• INSTRUCTIONS FOR THE TASK
Within the material below, find each line bearing the word "this" and present it.

• RECORD SET

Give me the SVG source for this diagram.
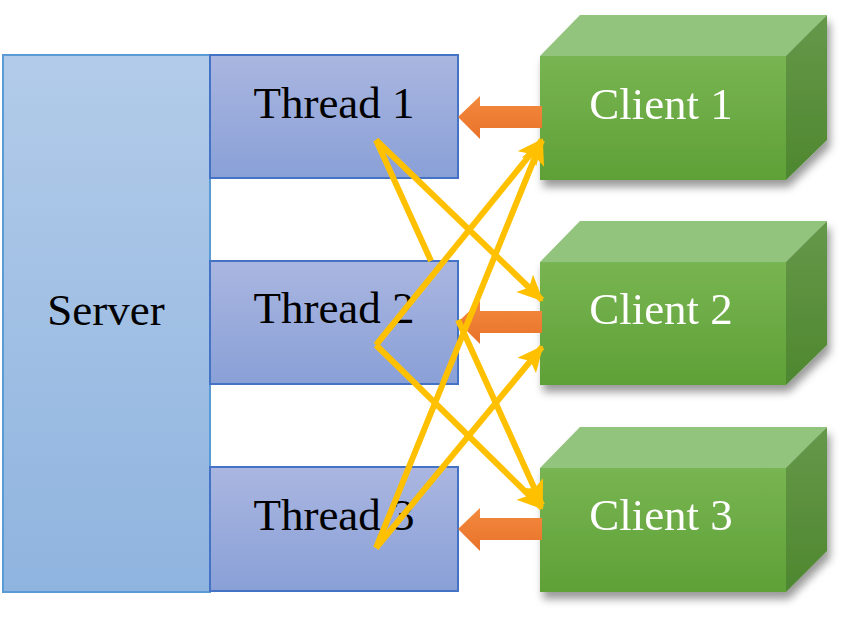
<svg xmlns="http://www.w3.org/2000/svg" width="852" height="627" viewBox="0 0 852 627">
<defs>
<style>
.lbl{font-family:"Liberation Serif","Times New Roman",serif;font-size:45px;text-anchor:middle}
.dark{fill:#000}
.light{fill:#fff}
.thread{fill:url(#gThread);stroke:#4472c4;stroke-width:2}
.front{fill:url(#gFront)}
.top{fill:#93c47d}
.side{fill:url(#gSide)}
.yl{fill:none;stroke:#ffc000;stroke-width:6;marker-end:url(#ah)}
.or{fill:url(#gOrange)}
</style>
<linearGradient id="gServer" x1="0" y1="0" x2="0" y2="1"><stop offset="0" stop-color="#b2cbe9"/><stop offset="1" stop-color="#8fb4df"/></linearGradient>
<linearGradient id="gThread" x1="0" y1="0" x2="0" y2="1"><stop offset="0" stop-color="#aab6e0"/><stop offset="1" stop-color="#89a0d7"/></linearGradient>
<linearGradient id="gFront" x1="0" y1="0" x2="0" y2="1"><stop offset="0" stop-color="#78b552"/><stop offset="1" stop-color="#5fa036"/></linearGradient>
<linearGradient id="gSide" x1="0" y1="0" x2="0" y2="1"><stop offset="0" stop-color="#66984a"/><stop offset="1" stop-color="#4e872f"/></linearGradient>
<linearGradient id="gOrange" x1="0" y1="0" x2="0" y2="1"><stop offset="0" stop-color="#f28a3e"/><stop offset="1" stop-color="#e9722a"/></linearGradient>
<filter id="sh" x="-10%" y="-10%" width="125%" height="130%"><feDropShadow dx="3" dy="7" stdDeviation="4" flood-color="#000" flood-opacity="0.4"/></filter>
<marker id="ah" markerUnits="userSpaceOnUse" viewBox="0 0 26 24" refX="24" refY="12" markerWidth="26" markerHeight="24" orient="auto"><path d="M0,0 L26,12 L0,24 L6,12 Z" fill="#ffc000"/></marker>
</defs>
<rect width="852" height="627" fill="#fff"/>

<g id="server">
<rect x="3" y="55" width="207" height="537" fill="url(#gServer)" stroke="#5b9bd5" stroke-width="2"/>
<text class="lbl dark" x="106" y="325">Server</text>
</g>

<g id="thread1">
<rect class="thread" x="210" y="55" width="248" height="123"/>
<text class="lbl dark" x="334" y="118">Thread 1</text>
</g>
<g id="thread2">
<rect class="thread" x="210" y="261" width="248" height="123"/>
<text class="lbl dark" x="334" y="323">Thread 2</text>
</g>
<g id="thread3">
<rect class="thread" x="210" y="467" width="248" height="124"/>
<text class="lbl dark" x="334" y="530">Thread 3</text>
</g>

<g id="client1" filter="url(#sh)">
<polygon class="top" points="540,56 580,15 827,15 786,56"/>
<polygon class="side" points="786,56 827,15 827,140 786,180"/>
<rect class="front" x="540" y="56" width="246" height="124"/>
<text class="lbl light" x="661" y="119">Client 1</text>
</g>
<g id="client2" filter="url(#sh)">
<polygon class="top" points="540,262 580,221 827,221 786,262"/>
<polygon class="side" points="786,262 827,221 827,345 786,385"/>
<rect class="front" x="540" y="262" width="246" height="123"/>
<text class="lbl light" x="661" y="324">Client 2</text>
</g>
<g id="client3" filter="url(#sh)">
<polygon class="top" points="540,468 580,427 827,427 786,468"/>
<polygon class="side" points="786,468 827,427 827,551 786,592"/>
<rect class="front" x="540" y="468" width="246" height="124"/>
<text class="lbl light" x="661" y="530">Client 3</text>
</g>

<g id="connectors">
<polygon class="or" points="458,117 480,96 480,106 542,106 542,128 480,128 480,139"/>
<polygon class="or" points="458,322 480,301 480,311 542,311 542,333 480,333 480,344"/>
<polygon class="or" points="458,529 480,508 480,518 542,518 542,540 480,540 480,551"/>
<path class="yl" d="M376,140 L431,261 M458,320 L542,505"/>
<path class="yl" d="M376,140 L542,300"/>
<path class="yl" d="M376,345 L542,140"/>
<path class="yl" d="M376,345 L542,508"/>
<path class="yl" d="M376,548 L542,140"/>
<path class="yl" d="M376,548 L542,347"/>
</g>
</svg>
--
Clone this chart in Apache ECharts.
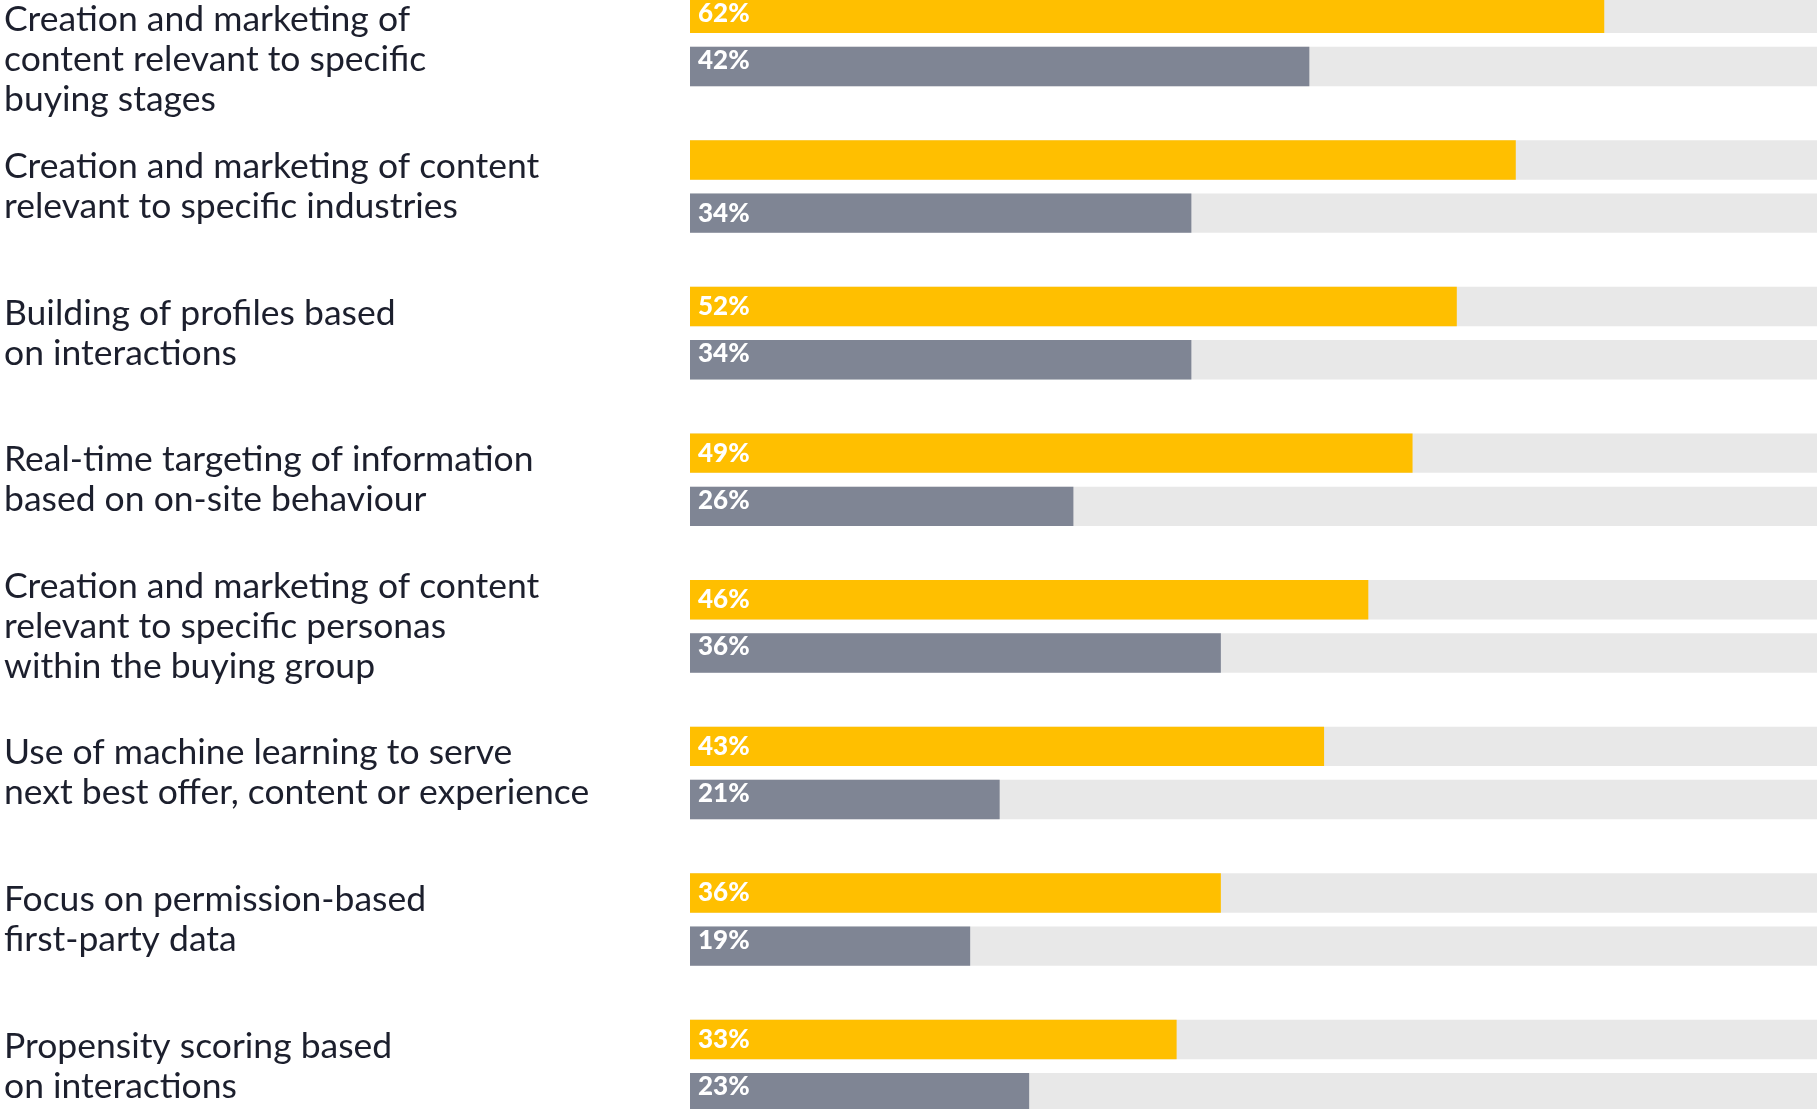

• RESULT OF THE TASK
Give me the SVG source for this diagram.
Clone this chart in Apache ECharts.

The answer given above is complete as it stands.